Telling someone they have a flaw, in my opinion, is very cruel. It suggests that whatever negative you are pointing out is an integral part of their personality.
What I prefer to do is deal with specific situations. You’re moving a bit slowly on the washing machine project. Is there anything I can do to help move it along? (Ok, I don’t usually act so helpful, but I probably should. As long as she wants to go to the laundromat, it’s not a big deal for me. It gets her out of the house.)
In any case, unless it’s a positive, I would never want to tell someone that a negative is part of their makeup. It isn’t helpful.
So I try to take a problem solving approach. It’s never helpful to tell someone they are lazy. Let’s figure out how we can move the project along.
So my wife has a low libido and I have a high one, and sex is what tells me someone really means it when they say they love me. I’m not going to tell her she’s a refuser. She’s not going to tell me I’m a sex maniac. We’re going to counseling and we’re going to see if there’s some way to work through it. I say we have a mismatch in libidos.
Are we upfront? I wouldn’t exactly say we are, but then again, some things are hard to identify (libido), and other things seem pointless to identify (slowness on purchasing washing machine).
You mentioned a number of issues. My advice is to take them as behaviors. If you think he has no taste in clothes, you don’t tell him that. You say you’d like to dress him in a way that pleases you more. If he is chronically late, you don’t tell him he can’t ever keep an appointment, you talk about what you can do or what he can do to make sure he stays on time.
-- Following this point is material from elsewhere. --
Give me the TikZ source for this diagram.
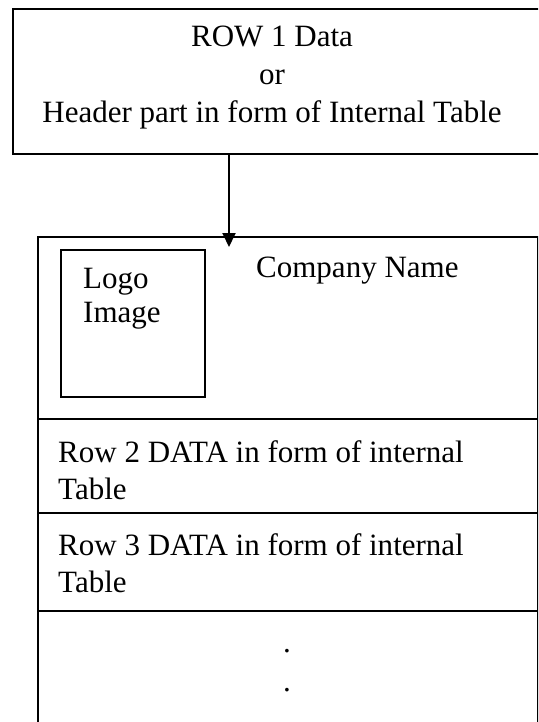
\documentclass[tikz,border=0pt]{standalone}
\usepackage{fontspec}
\setmainfont{Liberation Serif}
\usetikzlibrary{arrows.meta}

\begin{document}
\begin{tikzpicture}[x=1pt,y=-1pt,
box/.style={draw,line width=2pt,inner sep=0pt,anchor=north west},
txt/.style={inner sep=0pt,font=\fontsize{31}{37}\selectfont},
rowline/.style={line width=2pt}]
\useasboundingbox (0,0) rectangle (538,722);
\clip (0,0) rectangle (538,722);
\node[box,minimum width=580,minimum height=145] (row1) at (12,8) {};
\node[txt,anchor=base,align=center,font=\fontsize{31}{38}\selectfont] (hdr) at (272,123)
  {ROW 1 Data\\or\\Header part in form of Internal Table};
\node[box,minimum width=500,minimum height=540] (main) at (37,236) {};
\node[box,line width=1.8pt,minimum width=144,minimum height=147] (logo) at (60,249) {};
\node[txt,anchor=base west,align=left,font=\fontsize{31}{34}\selectfont] (logotxt) at (83,322) {Logo\\Image};
\node[txt,anchor=base west] (company) at (256,277) {Company Name};
\foreach \y in {419,513,611}
  \draw[rowline] (37,\y) -- (537,\y);
\node[txt,anchor=base west,align=left] (row2) at (58,499) {Row 2 DATA in form of internal\\Table};
\node[txt,anchor=base west,align=left] (row3) at (58,592) {Row 3 DATA in form of internal\\Table};
\node[txt,anchor=base,align=center,font=\fontsize{31}{39}\selectfont] (dots) at (287,691) {.\\.};
\coordinate (a) at (229,0);
\draw[line width=2pt,-{Triangle[length=14pt,width=13pt]},shorten >=-11pt]
  (row1.south -| a) -- (main.north -| a);
\end{tikzpicture}
\end{document}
If you think he’s not very bright…. What the hell are you doing with someone who is not very bright? Can you spell “deal breaker?”
I don’t know what you mean by up front, but I think communication between SOs is pretty subtle, and it is important to take care of feelings. One does not want to rub an SO’s face in some negative opinion. One wants to build the relationship, not tear it apart, so one finds a way to do that. Being “up front” is not necessarily a way to do that.